Why do you think people have trouble committing these days?

BBM (Bigger, Better, More) is out in full force! There is literally someone richer, hotter, funnier, more intellectual, more interesting, more “your type” just two swipes away. But more than opportunity, daters are less aware of their dating purpose and their needs and more driven by their wants.

When it comes to dating purpose, it’s having confident clarity on what you are ready for: fun, friends, or a relationship. Then you have to be true to that dating purpose and make sure that you date on purpose. Oftentimes a dater’s purpose and style don’t align. You might want something real, but you are acting like you are looking for fun. That’s a huge mistake.

When it comes to Wants vs Needs, here’s what I mean:

Wants = hot, fun, funny, spontaneous, great body, witty, exciting, similar likes/dislikes.
Needs = mutual respect, mutual admiration, communication, shared core values, consistency, and feeling safe, sexy, and seen for who you truly are.

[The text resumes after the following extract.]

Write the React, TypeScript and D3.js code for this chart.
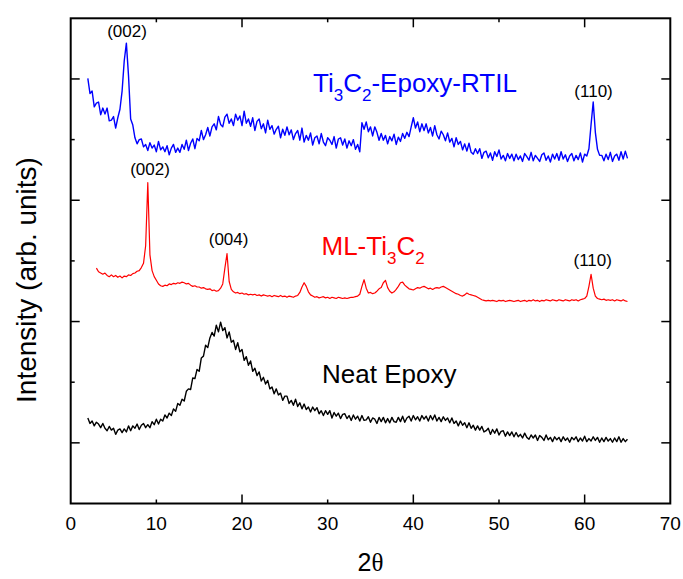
import React from 'react';
import * as d3 from 'd3';

const W = 683;
const H = 579;

// 2θ sampling of the digitised patterns
const STEP = 0.25;
const rtilStart = 2.0;
const mlStart = 3.0;
const epoxyStart = 2.0;

const xTickValues = [0, 10, 20, 30, 40, 50, 60, 70];
const xMajorInner = [20, 40, 60];
const xMinorInner = [10, 30, 50];
const yMajorInner = [1, 3, 5, 7];
const yMinorInner = [2, 4, 6];

// Ti3C2-Epoxy-RTIL (blue), from 2.0° every 0.25°
const epoxyRtil = [
  7.01, 6.76, 6.80, 6.54, 6.60, 6.62, 6.41, 6.52, 6.42, 6.52, 6.31, 6.32, 6.38, 6.19, 6.36, 6.50, 6.80, 7.30, 7.59, 7.05,
  6.34, 6.24, 6.03, 5.93, 6.00, 6.01, 5.88, 5.92, 5.82, 5.95, 5.86, 5.91, 5.80, 5.97, 5.83, 5.88, 5.80, 5.90, 5.75, 5.86,
  5.92, 5.79, 5.86, 5.79, 5.92, 5.84, 5.99, 5.82, 5.94, 6.01, 5.85, 6.02, 5.98, 6.15, 6.00, 6.08, 6.20, 6.06, 6.21, 6.26,
  6.16, 6.38, 6.25, 6.21, 6.37, 6.42, 6.27, 6.34, 6.23, 6.42, 6.32, 6.39, 6.23, 6.47, 6.27, 6.34, 6.22, 6.36, 6.15, 6.30,
  6.34, 6.18, 6.26, 6.11, 6.32, 6.17, 6.23, 6.09, 6.17, 6.22, 6.03, 6.17, 6.07, 6.21, 6.08, 6.16, 6.00, 6.10, 6.15, 5.99,
  6.19, 5.96, 6.07, 5.99, 6.11, 5.91, 6.03, 6.06, 5.93, 6.10, 5.96, 5.90, 6.03, 5.99, 5.92, 6.05, 5.86, 6.01, 6.03, 5.91,
  6.01, 5.86, 5.98, 5.90, 6.00, 5.84, 5.92, 5.80, 6.28, 6.17, 6.29, 6.13, 6.21, 6.06, 6.21, 6.12, 5.99, 6.10, 5.99, 6.07,
  5.93, 6.05, 5.98, 6.09, 5.92, 6.04, 5.97, 6.10, 6.02, 6.12, 6.05, 6.21, 6.36, 6.19, 6.29, 6.13, 6.26, 6.15, 6.26, 6.11,
  6.20, 6.06, 6.23, 6.08, 6.01, 6.14, 6.08, 5.98, 6.11, 5.96, 6.02, 5.88, 6.03, 5.92, 5.97, 5.83, 5.93, 5.81, 5.94, 5.79,
  5.76, 5.85, 5.77, 5.85, 5.69, 5.79, 5.81, 5.70, 5.78, 5.66, 5.80, 5.72, 5.83, 5.68, 5.74, 5.65, 5.77, 5.69, 5.76, 5.65,
  5.76, 5.67, 5.73, 5.64, 5.77, 5.72, 5.66, 5.79, 5.65, 5.74, 5.69, 5.64, 5.75, 5.78, 5.66, 5.73, 5.63, 5.76, 5.68, 5.77,
  5.66, 5.80, 5.68, 5.75, 5.64, 5.73, 5.77, 5.65, 5.74, 5.67, 5.78, 5.63, 5.76, 5.73, 5.85, 6.25, 6.62, 6.12, 5.84, 5.74,
  5.74, 5.65, 5.76, 5.67, 5.79, 5.64, 5.73, 5.76, 5.66, 5.80, 5.68, 5.81, 5.69,
];

// ML-Ti3C2 (red), from 3.0° every 0.25°
const mlTi3C2 = [
  3.88, 3.82, 3.80, 3.78, 3.80, 3.76, 3.74, 3.77, 3.74, 3.76, 3.73, 3.75, 3.72, 3.75, 3.74, 3.77, 3.76, 3.79, 3.80, 3.83,
  3.84, 3.89, 3.96, 4.25, 5.29, 4.10, 3.84, 3.74, 3.68, 3.62, 3.59, 3.58, 3.60, 3.59, 3.62, 3.61, 3.63, 3.62, 3.64, 3.63,
  3.65, 3.64, 3.62, 3.63, 3.60, 3.58, 3.59, 3.57, 3.57, 3.55, 3.56, 3.54, 3.53, 3.54, 3.51, 3.52, 3.50, 3.51, 3.55, 3.62,
  3.88, 4.12, 3.66, 3.53, 3.49, 3.47, 3.48, 3.46, 3.47, 3.45, 3.46, 3.44, 3.45, 3.44, 3.45, 3.43, 3.44, 3.42, 3.44, 3.43,
  3.42, 3.43, 3.41, 3.43, 3.42, 3.41, 3.43, 3.41, 3.42, 3.40, 3.42, 3.41, 3.40, 3.42, 3.43, 3.48, 3.57, 3.64, 3.58, 3.49,
  3.44, 3.42, 3.40, 3.41, 3.39, 3.40, 3.41, 3.39, 3.40, 3.38, 3.40, 3.39, 3.38, 3.40, 3.39, 3.38, 3.39, 3.38, 3.39, 3.40,
  3.40, 3.41, 3.42, 3.45, 3.58, 3.69, 3.55, 3.47, 3.48, 3.46, 3.47, 3.50, 3.54, 3.56, 3.64, 3.68, 3.56, 3.50, 3.47, 3.49,
  3.53, 3.58, 3.64, 3.65, 3.60, 3.57, 3.54, 3.53, 3.52, 3.54, 3.56, 3.55, 3.57, 3.58, 3.56, 3.54, 3.55, 3.53, 3.55, 3.56,
  3.55, 3.57, 3.58, 3.56, 3.54, 3.52, 3.50, 3.48, 3.46, 3.45, 3.43, 3.42, 3.44, 3.47, 3.45, 3.44, 3.43, 3.42, 3.40, 3.38,
  3.36, 3.35, 3.34, 3.35, 3.34, 3.35, 3.34, 3.33, 3.35, 3.34, 3.35, 3.33, 3.34, 3.35, 3.34, 3.33, 3.34, 3.35, 3.33, 3.34,
  3.35, 3.33, 3.35, 3.34, 3.36, 3.34, 3.35, 3.33, 3.35, 3.34, 3.36, 3.35, 3.34, 3.36, 3.35, 3.34, 3.36, 3.35, 3.34, 3.36,
  3.35, 3.34, 3.36, 3.35, 3.36, 3.34, 3.36, 3.37, 3.38, 3.42, 3.58, 3.78, 3.55, 3.42, 3.38, 3.37, 3.36, 3.37, 3.35, 3.36,
  3.35, 3.36, 3.34, 3.36, 3.35, 3.34, 3.36, 3.34, 3.33,
];

// Neat Epoxy (black), from 2.0° every 0.25°
const neatEpoxy = [
  1.41, 1.32, 1.36, 1.28, 1.34, 1.31, 1.25, 1.32, 1.24, 1.20, 1.27, 1.21, 1.24, 1.14, 1.21, 1.23, 1.17, 1.23, 1.18, 1.28,
  1.20, 1.28, 1.24, 1.31, 1.22, 1.29, 1.32, 1.25, 1.30, 1.25, 1.35, 1.30, 1.39, 1.31, 1.39, 1.36, 1.46, 1.41, 1.49, 1.45,
  1.56, 1.52, 1.65, 1.62, 1.72, 1.69, 1.85, 1.89, 1.88, 2.07, 2.06, 2.21, 2.18, 2.40, 2.43, 2.61, 2.57, 2.73, 2.82, 2.76,
  2.94, 2.83, 2.99, 2.85, 2.90, 2.73, 2.83, 2.66, 2.69, 2.54, 2.65, 2.50, 2.54, 2.36, 2.42, 2.28, 2.35, 2.18, 2.23, 2.11,
  2.17, 2.02, 2.08, 1.97, 2.03, 1.89, 1.92, 1.81, 1.89, 1.79, 1.82, 1.70, 1.77, 1.77, 1.65, 1.70, 1.62, 1.72, 1.60, 1.66,
  1.56, 1.64, 1.55, 1.59, 1.51, 1.59, 1.53, 1.58, 1.48, 1.53, 1.45, 1.53, 1.47, 1.53, 1.41, 1.50, 1.44, 1.49, 1.40, 1.47,
  1.48, 1.40, 1.45, 1.37, 1.46, 1.39, 1.44, 1.36, 1.45, 1.37, 1.38, 1.43, 1.34, 1.41, 1.39, 1.32, 1.42, 1.35, 1.42, 1.33,
  1.40, 1.33, 1.42, 1.35, 1.34, 1.42, 1.35, 1.44, 1.34, 1.41, 1.44, 1.36, 1.45, 1.38, 1.43, 1.36, 1.45, 1.39, 1.44, 1.36,
  1.45, 1.38, 1.46, 1.36, 1.42, 1.35, 1.43, 1.37, 1.41, 1.33, 1.41, 1.32, 1.36, 1.28, 1.36, 1.29, 1.33, 1.25, 1.33, 1.24,
  1.29, 1.21, 1.28, 1.21, 1.27, 1.18, 1.20, 1.24, 1.14, 1.22, 1.16, 1.23, 1.13, 1.19, 1.20, 1.11, 1.18, 1.12, 1.18, 1.10,
  1.17, 1.10, 1.14, 1.08, 1.16, 1.09, 1.06, 1.13, 1.08, 1.13, 1.04, 1.12, 1.09, 1.04, 1.13, 1.05, 1.09, 1.02, 1.10, 1.05,
  1.09, 1.02, 1.10, 1.04, 1.08, 1.01, 1.09, 1.05, 1.10, 1.02, 1.08, 1.03, 1.11, 1.02, 1.07, 1.03, 1.10, 1.04, 1.09, 1.01,
  1.08, 1.02, 1.09, 1.03, 1.07, 1.01, 1.08, 1.02, 1.10, 1.01, 1.07, 1.02, 1.06,
];

// peak labels: [text, 2θ, intensity]
const peakLabels: [string, number, number][] = [
  ['(002)', 6.57, 7.69],
  ['(110)', 61.04, 6.71],
  ['(002)', 9.26, 5.41],
  ['(004)', 18.43, 4.27],
  ['(110)', 60.94, 3.91],
];

const FONT = "'Liberation Sans', Arial, Helvetica, sans-serif";

export default function App() {
  const x = d3.scaleLinear().domain([0, 70]).range([70.7, 670.3]);
  const y = d3.scaleLinear().domain([0, 8]).range([503.5, 18.3]);
  const [x0, x1] = x.range();
  const [y0, y1] = y.range();

  const path = (start: number, vals: number[]) =>
    d3
      .line<number>()
      .x((_, i) => x(start + i * STEP))
      .y((d) => y(d))(vals) || '';

  const sub = (t: string) => (
    <tspan fontSize={17} dy={9}>
      {t}
    </tspan>
  );

  return (
    <svg
      width={W}
      height={H}
      style={{ position: 'absolute', left: 0, top: 0, background: '#fff' }}
      fontFamily={FONT}
    >
      <rect x={0} y={0} width={W} height={H} fill="#fff" />
      {/* series */}
      <path d={path(epoxyStart, neatEpoxy)} fill="none" stroke="#000" strokeWidth={1.4} strokeLinejoin="round" />
      <path d={path(mlStart, mlTi3C2)} fill="none" stroke="#ff0000" strokeWidth={1.2} strokeLinejoin="round" />
      <path d={path(rtilStart, epoxyRtil)} fill="none" stroke="#0000ff" strokeWidth={1.4} strokeLinejoin="round" />

      {/* frame */}
      <rect x={x0} y={y1} width={x1 - x0} height={y0 - y1} fill="none" stroke="#000" strokeWidth={2} />
      {/* x ticks bottom & top */}
      {xMajorInner.map((v) => (
        <g key={'xM' + v}>
          <line x1={x(v)} x2={x(v)} y1={y0} y2={y0 - 9} stroke="#000" strokeWidth={1.5} />
          <line x1={x(v)} x2={x(v)} y1={y1} y2={y1 + 9} stroke="#000" strokeWidth={1.5} />
        </g>
      ))}
      {xMinorInner.map((v) => (
        <g key={'xm' + v}>
          <line x1={x(v)} x2={x(v)} y1={y0} y2={y0 - 4} stroke="#000" strokeWidth={1.5} />
          <line x1={x(v)} x2={x(v)} y1={y1} y2={y1 + 4} stroke="#000" strokeWidth={1.5} />
        </g>
      ))}
      {yMajorInner.map((v) => (
        <g key={'yM' + v}>
          <line x1={x0} x2={x0 + 9} y1={y(v)} y2={y(v)} stroke="#000" strokeWidth={1.5} />
          <line x1={x1} x2={x1 - 9} y1={y(v)} y2={y(v)} stroke="#000" strokeWidth={1.5} />
        </g>
      ))}
      {yMinorInner.map((v) => (
        <g key={'ym' + v}>
          <line x1={x0} x2={x0 + 4} y1={y(v)} y2={y(v)} stroke="#000" strokeWidth={1.5} />
          <line x1={x1} x2={x1 - 4} y1={y(v)} y2={y(v)} stroke="#000" strokeWidth={1.5} />
        </g>
      ))}
      {/* x tick labels */}
      {xTickValues.map((v) => (
        <text key={'xl' + v} x={x(v)} y={530} textAnchor="middle" fontSize={19} fill="#000">
          {v}
        </text>
      ))}
      {/* axis titles */}
      <text x={x(35)} y={571} textAnchor="middle" fontSize={25} fill="#000">
        2<tspan fontFamily="'Liberation Serif', 'Times New Roman', serif">θ</tspan>
      </text>
      <text transform="translate(36,280) rotate(-90)" textAnchor="middle" fontSize={28} fill="#000">
        Intensity (arb. units)
      </text>

      {/* peak labels */}
      {peakLabels.map(([t, px, py], i) => (
        <text key={'pk' + i} x={x(px)} y={y(py)} textAnchor="middle" fontSize={17} fill="#000">
          {t}
        </text>
      ))}

      {/* series labels */}
      <text x={x(28.29)} y={y(6.785)} fontSize={26} fill="#0000ff">
        Ti{sub('3')}
        <tspan dy={-9}>C</tspan>
        {sub('2')}
        <tspan dy={-9}>-Epoxy-RTIL</tspan>
      </text>
      <text x={x(29.28)} y={y(4.097)} fontSize={26} fill="#ff0000">
        ML-Ti{sub('3')}
        <tspan dy={-9}>C</tspan>
        {sub('2')}
      </text>
      <text x={x(29.34)} y={y(1.987)} fontSize={26} fill="#000">
        Neat Epoxy
      </text>
    </svg>
  );
}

Drop the façade and you can be yourself, unapologetically and without judgment. What actually matters in a relationship are your needs, not your wants. If you get what you want all day and everyday, you will never be happy. If you get what you need, you’re set for life. The problem is that most daters are unaware of their true relationship needs.

What’s your take on dating apps? Which is your favorite? Which one do you think has the most potential for finding the ideal match?

Any dating app can result in love, if you take control of the app and prequalify your dates before you actually go on a date. I help my clients to date on purpose, giving them ice-breaker conversation starters as well as tips to dig deeper and truly get to know someone through the app.

What are other great ways to meet people?

Beyond online and app dating, the real world is still one of the best places to find love. Events where like-minded people come together like meet-ups, charity events, museum mixers, and IVY events are a great start. And then it’s all about how you communicate, which includes both nonverbal and conversation. Forget the surface topics. If you want to be memorable and create something real, you’ve got to get real and create a connection, quickly! And that takes practice.

What are your opinions on ghosting, and do you have any advice for people dealing with it?

Ghosting is a huge problem. Especially with today’s casual dating culture, ghosting is on the up and up. Whether it’s sudden or slow, the withdrawal without confrontation, without reason, without a firm end, without a conversation, can happen after 1 date, 1 month of dating, or even 1 year. It leaves the ghosted feeling insecure, wondering what they did wrong, questioning their datability, and likely becoming jaded about the entire dating “game.” Yes, it’s hard to utter those painful two words, “it’s over,” and it’s also necessary. If you know how to do it and exactly what to say, it’s less difficult.

What’s the most important thing to look for in the first five minutes of a first date?

Forget chemistry. Don’t put your blinders on to the sparks or make a snap “they’re not my type” if there aren’t any. Instead, go onto the date with an awareness of your dating purpose and true relationship needs.

There aren’t many needs that you can suss out within the first 5 minutes, but you will be able to see how they greet you, if they are a happy person or a downer, if they treat it like a “proper” date and practice chivalry and manners, if they treat the wait staff and service professionals well, if they look you in the eye, if they smile, if they are on time, if they don’t immediately dive into talking about themselves and instead make sure to ask you questions, showing you that you are a priority and your time and insight are valued too.

Then forget the small talk. Dig into deeper and real conversation, conversation that actually creates a connection. Because it’s not just about the spark, it’s about who they are as a person and if you two are on the same life page.